• [Work instructions]:
Make an exact copy of the entries, and keep any pictures out of it.

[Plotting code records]

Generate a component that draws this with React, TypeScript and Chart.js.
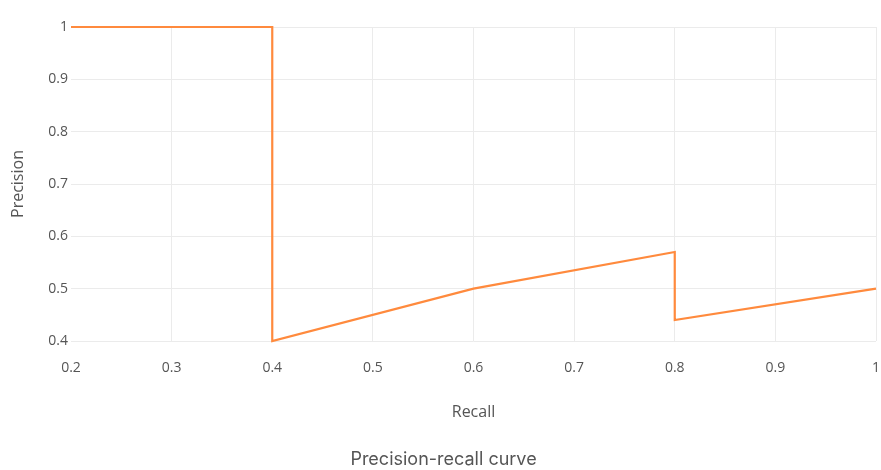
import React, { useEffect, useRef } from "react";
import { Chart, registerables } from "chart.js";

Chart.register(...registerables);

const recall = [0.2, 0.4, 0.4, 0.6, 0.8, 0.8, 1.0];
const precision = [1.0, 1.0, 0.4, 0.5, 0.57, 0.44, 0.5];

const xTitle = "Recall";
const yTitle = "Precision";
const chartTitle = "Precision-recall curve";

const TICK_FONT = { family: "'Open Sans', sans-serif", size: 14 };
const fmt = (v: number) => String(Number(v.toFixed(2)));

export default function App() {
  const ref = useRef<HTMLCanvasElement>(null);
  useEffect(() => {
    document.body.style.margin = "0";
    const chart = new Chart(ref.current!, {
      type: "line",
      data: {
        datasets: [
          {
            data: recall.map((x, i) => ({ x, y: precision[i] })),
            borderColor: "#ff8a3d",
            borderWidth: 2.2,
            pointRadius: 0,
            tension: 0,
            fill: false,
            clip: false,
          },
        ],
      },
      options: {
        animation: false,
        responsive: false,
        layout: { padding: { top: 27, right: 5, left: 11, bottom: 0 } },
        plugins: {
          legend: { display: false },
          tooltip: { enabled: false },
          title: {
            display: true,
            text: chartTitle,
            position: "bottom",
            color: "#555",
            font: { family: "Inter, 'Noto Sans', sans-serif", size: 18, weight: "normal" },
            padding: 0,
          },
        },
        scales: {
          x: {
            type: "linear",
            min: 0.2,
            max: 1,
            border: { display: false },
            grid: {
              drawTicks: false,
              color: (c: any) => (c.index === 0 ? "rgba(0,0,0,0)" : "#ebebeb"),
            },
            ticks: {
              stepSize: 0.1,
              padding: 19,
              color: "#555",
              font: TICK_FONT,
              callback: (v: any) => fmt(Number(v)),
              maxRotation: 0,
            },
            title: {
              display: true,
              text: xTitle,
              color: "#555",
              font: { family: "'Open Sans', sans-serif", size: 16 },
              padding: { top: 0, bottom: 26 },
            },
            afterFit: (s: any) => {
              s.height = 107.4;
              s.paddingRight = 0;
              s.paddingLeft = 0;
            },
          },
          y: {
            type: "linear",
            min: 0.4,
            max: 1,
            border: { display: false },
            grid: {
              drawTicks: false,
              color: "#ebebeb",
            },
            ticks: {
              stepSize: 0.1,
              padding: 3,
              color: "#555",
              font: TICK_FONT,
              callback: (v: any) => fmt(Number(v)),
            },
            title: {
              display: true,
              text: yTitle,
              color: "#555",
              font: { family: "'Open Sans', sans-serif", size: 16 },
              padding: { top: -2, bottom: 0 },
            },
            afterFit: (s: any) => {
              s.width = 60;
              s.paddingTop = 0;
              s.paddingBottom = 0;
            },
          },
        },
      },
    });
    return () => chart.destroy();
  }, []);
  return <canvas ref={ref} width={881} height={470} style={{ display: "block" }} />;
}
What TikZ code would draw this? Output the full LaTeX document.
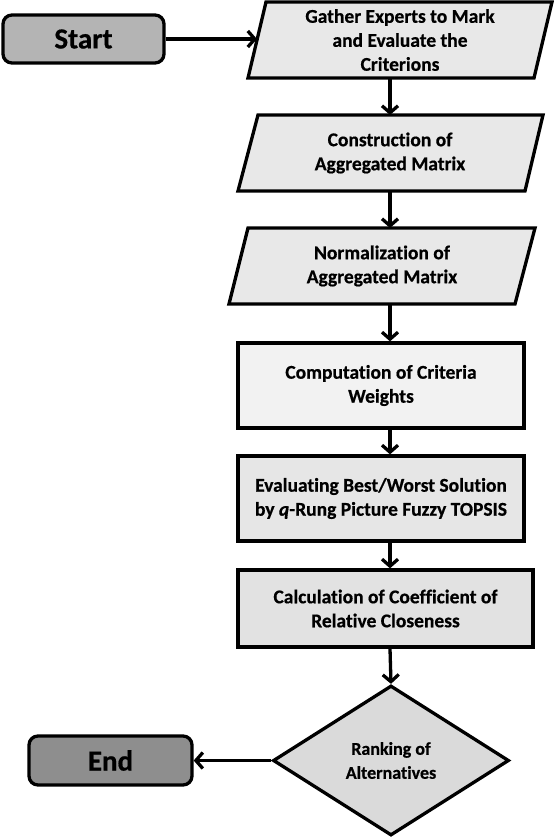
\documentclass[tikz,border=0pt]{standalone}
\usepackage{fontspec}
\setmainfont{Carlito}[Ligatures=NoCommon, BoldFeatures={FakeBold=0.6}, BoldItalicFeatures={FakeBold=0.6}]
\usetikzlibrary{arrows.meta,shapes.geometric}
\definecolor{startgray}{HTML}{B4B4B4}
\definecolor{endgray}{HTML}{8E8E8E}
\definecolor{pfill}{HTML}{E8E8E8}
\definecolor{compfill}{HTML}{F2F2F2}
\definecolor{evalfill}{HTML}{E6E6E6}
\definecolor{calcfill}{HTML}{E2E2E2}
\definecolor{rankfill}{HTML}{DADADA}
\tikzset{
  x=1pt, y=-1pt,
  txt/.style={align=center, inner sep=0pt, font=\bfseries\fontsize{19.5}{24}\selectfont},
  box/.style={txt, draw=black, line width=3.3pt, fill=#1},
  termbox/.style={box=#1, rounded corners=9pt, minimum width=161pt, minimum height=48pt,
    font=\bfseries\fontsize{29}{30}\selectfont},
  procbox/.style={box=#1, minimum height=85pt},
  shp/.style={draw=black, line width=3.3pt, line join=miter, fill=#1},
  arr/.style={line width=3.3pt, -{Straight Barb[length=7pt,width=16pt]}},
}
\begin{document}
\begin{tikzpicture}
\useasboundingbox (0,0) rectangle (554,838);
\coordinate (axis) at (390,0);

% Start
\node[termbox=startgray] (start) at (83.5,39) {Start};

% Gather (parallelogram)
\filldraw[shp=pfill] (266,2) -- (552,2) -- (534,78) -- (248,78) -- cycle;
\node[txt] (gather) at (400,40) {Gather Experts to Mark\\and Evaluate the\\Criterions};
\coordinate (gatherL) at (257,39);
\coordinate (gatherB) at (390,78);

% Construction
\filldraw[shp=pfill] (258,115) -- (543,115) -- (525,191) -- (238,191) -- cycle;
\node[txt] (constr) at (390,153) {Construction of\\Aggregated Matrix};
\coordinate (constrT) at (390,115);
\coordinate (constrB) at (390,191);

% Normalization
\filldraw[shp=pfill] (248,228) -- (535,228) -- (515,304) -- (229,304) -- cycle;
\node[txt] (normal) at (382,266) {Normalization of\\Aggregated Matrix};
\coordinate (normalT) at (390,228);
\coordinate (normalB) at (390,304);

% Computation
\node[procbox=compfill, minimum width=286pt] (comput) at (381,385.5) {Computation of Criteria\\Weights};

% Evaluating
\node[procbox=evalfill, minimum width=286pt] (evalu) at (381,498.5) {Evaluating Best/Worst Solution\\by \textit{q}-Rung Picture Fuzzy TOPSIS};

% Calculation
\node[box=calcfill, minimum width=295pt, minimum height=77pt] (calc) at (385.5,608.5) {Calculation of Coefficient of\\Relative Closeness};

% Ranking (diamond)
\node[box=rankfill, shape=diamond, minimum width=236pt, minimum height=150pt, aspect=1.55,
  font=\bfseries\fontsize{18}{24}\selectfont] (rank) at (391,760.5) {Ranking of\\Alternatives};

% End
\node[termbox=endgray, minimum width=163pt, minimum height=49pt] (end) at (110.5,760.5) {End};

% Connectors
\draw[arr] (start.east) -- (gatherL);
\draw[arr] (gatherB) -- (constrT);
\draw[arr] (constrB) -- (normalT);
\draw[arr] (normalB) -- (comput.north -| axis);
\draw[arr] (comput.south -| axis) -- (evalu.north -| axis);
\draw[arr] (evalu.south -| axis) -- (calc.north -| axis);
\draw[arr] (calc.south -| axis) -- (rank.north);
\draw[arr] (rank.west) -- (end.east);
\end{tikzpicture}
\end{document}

• [Solution for this task]:
Generate a component that draws this with React, TypeScript and Chart.js.
import React, { useEffect, useRef } from "react";
import { Chart, registerables } from "chart.js";

Chart.register(...registerables);

const recall = [0.2, 0.4, 0.4, 0.6, 0.8, 0.8, 1.0];
const precision = [1.0, 1.0, 0.4, 0.5, 0.57, 0.44, 0.5];

const xTitle = "Recall";
const yTitle = "Precision";
const chartTitle = "Precision-recall curve";

const TICK_FONT = { family: "'Open Sans', sans-serif", size: 14 };
const fmt = (v: number) => String(Number(v.toFixed(2)));

export default function App() {
  const ref = useRef<HTMLCanvasElement>(null);
  useEffect(() => {
    document.body.style.margin = "0";
    const chart = new Chart(ref.current!, {
      type: "line",
      data: {
        datasets: [
          {
            data: recall.map((x, i) => ({ x, y: precision[i] })),
            borderColor: "#ff8a3d",
            borderWidth: 2.2,
            pointRadius: 0,
            tension: 0,
            fill: false,
            clip: false,
          },
        ],
      },
      options: {
        animation: false,
        responsive: false,
        layout: { padding: { top: 27, right: 5, left: 11, bottom: 0 } },
        plugins: {
          legend: { display: false },
          tooltip: { enabled: false },
          title: {
            display: true,
            text: chartTitle,
            position: "bottom",
            color: "#555",
            font: { family: "Inter, 'Noto Sans', sans-serif", size: 18, weight: "normal" },
            padding: 0,
          },
        },
        scales: {
          x: {
            type: "linear",
            min: 0.2,
            max: 1,
            border: { display: false },
            grid: {
              drawTicks: false,
              color: (c: any) => (c.index === 0 ? "rgba(0,0,0,0)" : "#ebebeb"),
            },
            ticks: {
              stepSize: 0.1,
              padding: 19,
              color: "#555",
              font: TICK_FONT,
              callback: (v: any) => fmt(Number(v)),
              maxRotation: 0,
            },
            title: {
              display: true,
              text: xTitle,
              color: "#555",
              font: { family: "'Open Sans', sans-serif", size: 16 },
              padding: { top: 0, bottom: 26 },
            },
            afterFit: (s: any) => {
              s.height = 107.4;
              s.paddingRight = 0;
              s.paddingLeft = 0;
            },
          },
          y: {
            type: "linear",
            min: 0.4,
            max: 1,
            border: { display: false },
            grid: {
              drawTicks: false,
              color: "#ebebeb",
            },
            ticks: {
              stepSize: 0.1,
              padding: 3,
              color: "#555",
              font: TICK_FONT,
              callback: (v: any) => fmt(Number(v)),
            },
            title: {
              display: true,
              text: yTitle,
              color: "#555",
              font: { family: "'Open Sans', sans-serif", size: 16 },
              padding: { top: -2, bottom: 0 },
            },
            afterFit: (s: any) => {
              s.width = 60;
              s.paddingTop = 0;
              s.paddingBottom = 0;
            },
          },
        },
      },
    });
    return () => chart.destroy();
  }, []);
  return <canvas ref={ref} width={881} height={470} style={{ display: "block" }} />;
}
What TikZ code would draw this? Output the full LaTeX document.
\documentclass[tikz,border=0pt]{standalone}
\usepackage{fontspec}
\setmainfont{Carlito}[Ligatures=NoCommon, BoldFeatures={FakeBold=0.6}, BoldItalicFeatures={FakeBold=0.6}]
\usetikzlibrary{arrows.meta,shapes.geometric}
\definecolor{startgray}{HTML}{B4B4B4}
\definecolor{endgray}{HTML}{8E8E8E}
\definecolor{pfill}{HTML}{E8E8E8}
\definecolor{compfill}{HTML}{F2F2F2}
\definecolor{evalfill}{HTML}{E6E6E6}
\definecolor{calcfill}{HTML}{E2E2E2}
\definecolor{rankfill}{HTML}{DADADA}
\tikzset{
  x=1pt, y=-1pt,
  txt/.style={align=center, inner sep=0pt, font=\bfseries\fontsize{19.5}{24}\selectfont},
  box/.style={txt, draw=black, line width=3.3pt, fill=#1},
  termbox/.style={box=#1, rounded corners=9pt, minimum width=161pt, minimum height=48pt,
    font=\bfseries\fontsize{29}{30}\selectfont},
  procbox/.style={box=#1, minimum height=85pt},
  shp/.style={draw=black, line width=3.3pt, line join=miter, fill=#1},
  arr/.style={line width=3.3pt, -{Straight Barb[length=7pt,width=16pt]}},
}
\begin{document}
\begin{tikzpicture}
\useasboundingbox (0,0) rectangle (554,838);
\coordinate (axis) at (390,0);

% Start
\node[termbox=startgray] (start) at (83.5,39) {Start};

% Gather (parallelogram)
\filldraw[shp=pfill] (266,2) -- (552,2) -- (534,78) -- (248,78) -- cycle;
\node[txt] (gather) at (400,40) {Gather Experts to Mark\\and Evaluate the\\Criterions};
\coordinate (gatherL) at (257,39);
\coordinate (gatherB) at (390,78);

% Construction
\filldraw[shp=pfill] (258,115) -- (543,115) -- (525,191) -- (238,191) -- cycle;
\node[txt] (constr) at (390,153) {Construction of\\Aggregated Matrix};
\coordinate (constrT) at (390,115);
\coordinate (constrB) at (390,191);

% Normalization
\filldraw[shp=pfill] (248,228) -- (535,228) -- (515,304) -- (229,304) -- cycle;
\node[txt] (normal) at (382,266) {Normalization of\\Aggregated Matrix};
\coordinate (normalT) at (390,228);
\coordinate (normalB) at (390,304);

% Computation
\node[procbox=compfill, minimum width=286pt] (comput) at (381,385.5) {Computation of Criteria\\Weights};

% Evaluating
\node[procbox=evalfill, minimum width=286pt] (evalu) at (381,498.5) {Evaluating Best/Worst Solution\\by \textit{q}-Rung Picture Fuzzy TOPSIS};

% Calculation
\node[box=calcfill, minimum width=295pt, minimum height=77pt] (calc) at (385.5,608.5) {Calculation of Coefficient of\\Relative Closeness};

% Ranking (diamond)
\node[box=rankfill, shape=diamond, minimum width=236pt, minimum height=150pt, aspect=1.55,
  font=\bfseries\fontsize{18}{24}\selectfont] (rank) at (391,760.5) {Ranking of\\Alternatives};

% End
\node[termbox=endgray, minimum width=163pt, minimum height=49pt] (end) at (110.5,760.5) {End};

% Connectors
\draw[arr] (start.east) -- (gatherL);
\draw[arr] (gatherB) -- (constrT);
\draw[arr] (constrB) -- (normalT);
\draw[arr] (normalB) -- (comput.north -| axis);
\draw[arr] (comput.south -| axis) -- (evalu.north -| axis);
\draw[arr] (evalu.south -| axis) -- (calc.north -| axis);
\draw[arr] (calc.south -| axis) -- (rank.north);
\draw[arr] (rank.west) -- (end.east);
\end{tikzpicture}
\end{document}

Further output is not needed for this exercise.